壊れていきつつあることが、感覚で分かっている。
生きているうえでの「確かさ」というのが薄くなってしまうのだとか。
さぞかし不安だろうな。
長谷川先生の日記の下りに、その解決策が記されていました。
『言葉を交わすこと。』
「僕の体や精神、心のすべてに瑞子がいてれる。こんな感覚は初めてだ。いつも瑞子と共にいる感じだ。幸せだと思う。
朝起きると、今日は何をするのかな、俺はどこにいるのかな、自分の在り方がはっきりしない。
彼女が言葉を交わしてくれる。
「おはよう。調子はどう?よく練れた?」とお互いに声を掛けあっていると、大丈夫なんだなと思って、不安が薄れていって、確かさが戻ってくる。」
パパは最近になって「俺はかあさんがいて、幸せだ」と言っているのを何度か聞いたことがある。ほんとかな~と思ったけど、本当なのかもね。
声掛けることは、認知症の人の不安を取り除くのにとても大切なんだなと、長谷川先生の生の声でよくわかりました。
「毎日一つ一つのことに笑っていくことが大切だと思います。」
「認知症になっても、見えている景色はかわらない」
そう、パパの見えている景色は、認知症だからと言って変わっているとは私も思わない。
パパは赤い花を見れば、きれいだときれいだと言って愛でている。
漠然とわからなくなっていく不安はあると思う。
それでも、その中で、一緒の時間を過ごして、話をして、
不安が薄くなっていくことがあるならば、それは
素晴らしい事なんじゃないかしら。
パパは最近弱音を吐くようになった。
前は絶対に言わなかったのに。
もしかしたら、もっとパパが楽になるチャンスかも。
病気が進行したのではなく、周りの対処次第だった。
今日の夜のパパはすごく荒れた。
理由は簡単。ゴルフへ行ったから。
7時半に起きて、着替えて、ゴルフ場へ行き、ロッカーで着替えて、コースへ出る準備をして、ボールと手袋を準備して、自分が行くべきコースへ行き、・・・と、普通に健康ならばなんてことはない事も、パパにとっては永遠に続く作業に感じるでしょう。
4時過ぎに帰ってきた時点では、通常の日よりもより多くの情報をパパの頭は処理しているので、すでにオーバーヒート状態になっていることは簡単に予測がつく。
食事前には、ママのことが誰かわからなくなっていた。そしていつもより興奮していた。
状況だけ見たら、また認知症が進んだ、と考えてしまう。けれど、私は昨日からの活動を考慮すると、この2日間パパは必要以上に脳を酷使したから、混乱してしまった、それだけのような気がする。
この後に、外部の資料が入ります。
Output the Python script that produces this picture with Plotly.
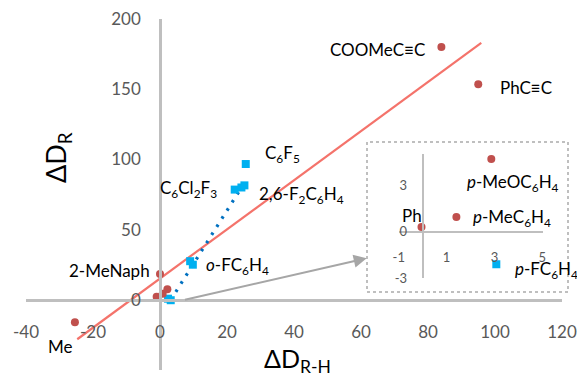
import plotly.graph_objects as go

# ---------------- data ----------------
# main plot: red series (C-substituents) and blue series (fluoro-aryls)
red_x = [84.0, 95.0, -25.4, 0.0, -1.0, 0.8, 2.2]
red_y = [180.0, 153.5, -16.0, 18.4, 2.2, 4.3, 7.5]
blue_x = [25.6, 22.3, 24.3, 25.2, 9.0, 9.8, 2.4, 3.2]
blue_y = [96.7, 78.5, 80.0, 81.5, 27.5, 25.0, 0.8, -0.3]

# linear trendlines (slope, intercept, x-extent)
red_trend_slope, red_trend_icpt = 1.751, 15.15
red_trend_x = [-24.7, 95.9]
blue_trend_slope, blue_trend_icpt = 3.79, -12.2
blue_trend_x = [3.2, 25.6]

# inset (zoom near the origin)
inset_red_x = [-0.05, 1.41, 2.87]
inset_red_y = [0.30, 0.94, 4.68]
inset_blue_x = [3.08]
inset_blue_y = [-2.10]

# axes
x_range = [-40, 120]
y_range = [-50, 200]
x_ticks = [-40, -20, 0, 20, 40, 60, 80, 100, 120]
x_tick_labels = ["-40", "-20", "0", "20", "40", "60", "80", "100", "120"]
y_ticks = [-50, 0, 50, 100, 150, 200]
y_tick_labels = ["-50", "0", "50", "100", "150", "200"]
inset_x_range = [-1, 5.05]
inset_y_range = [-3, 5]
inset_x_ticks = [-1, 1, 3, 5]
inset_x_tick_labels = ["-1", "1", "3", "5"]
inset_y_ticks = [-3, 0, 3]
inset_y_tick_labels = ["-3", "0", "3"]

# point labels: text, x, y, anchor, axis ('main' / 'inset')
labels = [
    ("COOMeC≡C", 79.7, 178.6, "right", "main"),
    ("PhC≡C", 100.9, 150.9, "left", "main"),
    ("C<sub>6</sub>F<sub>5</sub>", 30.7, 103.8, "left", "main"),
    ("C<sub>6</sub>Cl<sub>2</sub>F<sub>3</sub>", -0.6, 78.9, "left", "main"),
    ("2,6-F<sub>2</sub>C<sub>6</sub>H<sub>4</sub>", 29.0, 74.6, "left", "main"),
    ("<i>o</i>-FC<sub>6</sub>H<sub>4</sub>", 13.1, 24.1, "left", "main"),
    ("2-MeNaph", -2.4, 21.2, "right", "main"),
    ("Me", -34.0, -33.6, "left", "main"),
    ("Ph", 0.05, 1.02, "right", "inset"),
    ("<i>p</i>-MeC<sub>6</sub>H<sub>4</sub>", 2.02, 0.89, "left", "inset"),
    ("<i>p</i>-MeOC<sub>6</sub>H<sub>4</sub>", 1.77, 3.15, "left", "inset"),
    ("<i>p</i>-FC<sub>6</sub>H<sub>4</sub>", 3.77, -2.46, "left", "inset"),
]

# ---------------- layout geometry ----------------
W, H = 577, 379
L, R, T, B = 26, 15, 19, 9
PW, PH = W - L - R, H - T - B


def pxx(p):
    return (p - L) / PW


def pxy(p):
    return (T + PH - p) / PH


def frac(v, rng):
    return (v - rng[0]) / (rng[1] - rng[0])


inset_xdom = [pxx(398.8), pxx(543.4)]
inset_ydom = [pxy(278.3), pxy(154.0)]

FONT = "Lato, 'Liberation Sans', 'DejaVu Sans', sans-serif"
AXIS_GRAY = "#BFBFBF"
TICK_COLOR = "#595959"
RED = "#C0504D"
BLUE = "#00B0F0"
DARKBLUE = "#0070C0"
TREND_RED = "#F4736B"

fig = go.Figure()

# trendlines
fig.add_trace(go.Scatter(
    x=red_trend_x,
    y=[red_trend_slope * v + red_trend_icpt for v in red_trend_x],
    mode="lines", line=dict(color=TREND_RED, width=2.2),
    hoverinfo="skip", showlegend=False))
fig.add_trace(go.Scatter(
    x=blue_trend_x,
    y=[blue_trend_slope * v + blue_trend_icpt for v in blue_trend_x],
    mode="lines", line=dict(color=DARKBLUE, width=3.2, dash="2.6px,7px"),
    hoverinfo="skip", showlegend=False))

# main markers
fig.add_trace(go.Scatter(x=blue_x, y=blue_y, mode="markers",
                         marker=dict(symbol="square", size=8, color=BLUE),
                         showlegend=False))
fig.add_trace(go.Scatter(x=red_x, y=red_y, mode="markers",
                         marker=dict(symbol="circle", size=8, color=RED),
                         showlegend=False))

# inset markers
fig.add_trace(go.Scatter(x=inset_blue_x, y=inset_blue_y, mode="markers",
                         marker=dict(symbol="square", size=8, color=BLUE),
                         xaxis="x2", yaxis="y2", showlegend=False))
fig.add_trace(go.Scatter(x=inset_red_x, y=inset_red_y, mode="markers",
                         marker=dict(symbol="circle", size=8, color=RED),
                         xaxis="x2", yaxis="y2", showlegend=False,
                         cliponaxis=False))

tickfont = dict(family=FONT, size=17, color=TICK_COLOR)
inset_tickfont = dict(family=FONT, size=13, color=TICK_COLOR)

fig.update_layout(
    width=W, height=H,
    margin=dict(l=L, r=R, t=T, b=B, autoexpand=False),
    paper_bgcolor="white", plot_bgcolor="white",
    font=dict(family=FONT, color="black"),
    xaxis=dict(range=x_range, domain=[0, 1], anchor="free",
               position=frac(0, y_range), automargin=False,
               showline=True, linecolor=AXIS_GRAY, linewidth=2.5,
               showgrid=False, zeroline=False, ticks="",
               tickmode="array", tickvals=x_ticks, ticktext=x_tick_labels,
               tickfont=tickfont, ticklabelstandoff=16),
    yaxis=dict(range=y_range, domain=[0, 1], anchor="free",
               position=frac(0, x_range), automargin=False,
               showline=True, linecolor=AXIS_GRAY, linewidth=2.5,
               showgrid=False, zeroline=False, ticks="",
               tickmode="array", tickvals=y_ticks, ticktext=y_tick_labels,
               tickfont=tickfont, ticklabelstandoff=15),
    xaxis2=dict(range=inset_x_range, domain=inset_xdom, anchor="free",
                position=inset_ydom[0] + frac(0, inset_y_range) * (inset_ydom[1] - inset_ydom[0]),
                automargin=False,
                showline=True, linecolor=AXIS_GRAY, linewidth=2,
                showgrid=False, zeroline=False, ticks="",
                tickmode="array", tickvals=inset_x_ticks,
                ticktext=inset_x_tick_labels,
                tickfont=inset_tickfont, ticklabelstandoff=14),
    yaxis2=dict(range=inset_y_range, domain=inset_ydom, anchor="free",
                position=inset_xdom[0] + frac(0, inset_x_range) * (inset_xdom[1] - inset_xdom[0]),
                automargin=False,
                showline=True, linecolor=AXIS_GRAY, linewidth=2,
                showgrid=False, zeroline=False, ticks="",
                tickmode="array", tickvals=inset_y_ticks,
                ticktext=inset_y_tick_labels,
                tickfont=inset_tickfont, ticklabelstandoff=12),
)

# inset frame (dotted)
fig.add_shape(type="rect", xref="paper", yref="paper",
              x0=pxx(367), x1=pxx(568), y0=pxy(292), y1=pxy(142),
              line=dict(color=AXIS_GRAY, width=2, dash="dot"))

# arrow pointing to the inset
fig.add_annotation(x=61.7, y=29.6, ax=7.0, ay=-0.2, xref="x", yref="y",
                   axref="x", ayref="y", text="", showarrow=True,
                   arrowhead=2, arrowsize=1.3, arrowwidth=2,
                   arrowcolor="#A6A6A6", standoff=0)

# point labels
for text, lx, ly, anchor, ax_ in labels:
    xr, yr = ("x", "y") if ax_ == "main" else ("x2", "y2")
    fig.add_annotation(x=lx, y=ly, xref=xr, yref=yr, text=text,
                       showarrow=False, xanchor=anchor, yanchor="middle",
                       font=dict(family=FONT, size=17, color="black"))

# axis titles
fig.add_annotation(x=pxx(297), y=pxy(360), xref="paper", yref="paper",
                   text="ΔD<sub>R-H</sub>", showarrow=False,
                   xanchor="center", yanchor="middle",
                   font=dict(family=FONT, size=25, color="black"))
fig.add_annotation(x=pxx(57), y=pxy(158), xref="paper", yref="paper",
                   text="ΔD<sub>R</sub>", showarrow=False, textangle=-90,
                   xanchor="center", yanchor="middle",
                   font=dict(family=FONT, size=27, color="black"))

fig.write_html("out.html",
               config={"displayModeBar": False},
               post_script="document.body.style.margin='0';"
                           "document.body.style.overflow='hidden';")
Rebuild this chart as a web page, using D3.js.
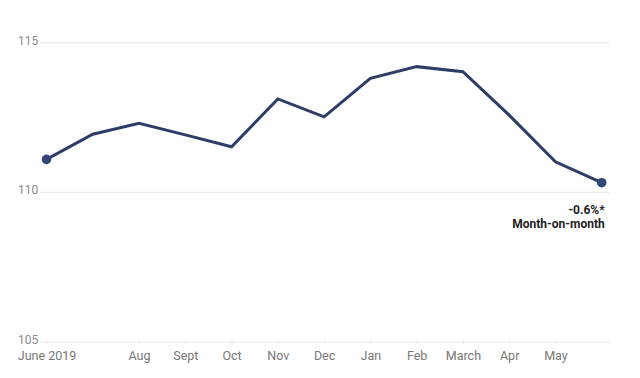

対処法は、一日活動する日があったら、次の日は、脳が休息できる日に。
例えば、何か予定があるとしても、毎週決まっていて、自動的に何をするかわかること。
今日興奮しているのは、昨日もママと新しいところにランチに行き、今日は朝からゴルフ、という予定の詰め込みすぎが原因。
少しずつ脳細胞が少なくなるのであれば、残っている脳細胞が気持ちよく使えるような予定を組むことが大事なのね。
よくよく観察していると、面白いように、起こること、怒っている理由がわかるようになる。
夏くらいまでは、いつ爆発するかわからないから、私もおどおどしたりしていたけれど、今は理由がわかるようになったから、パパに対してもあまり感情的にならない。
Don't take it personal.
Take it easy.
パパ、案外楽に過ごせるようになるかもね。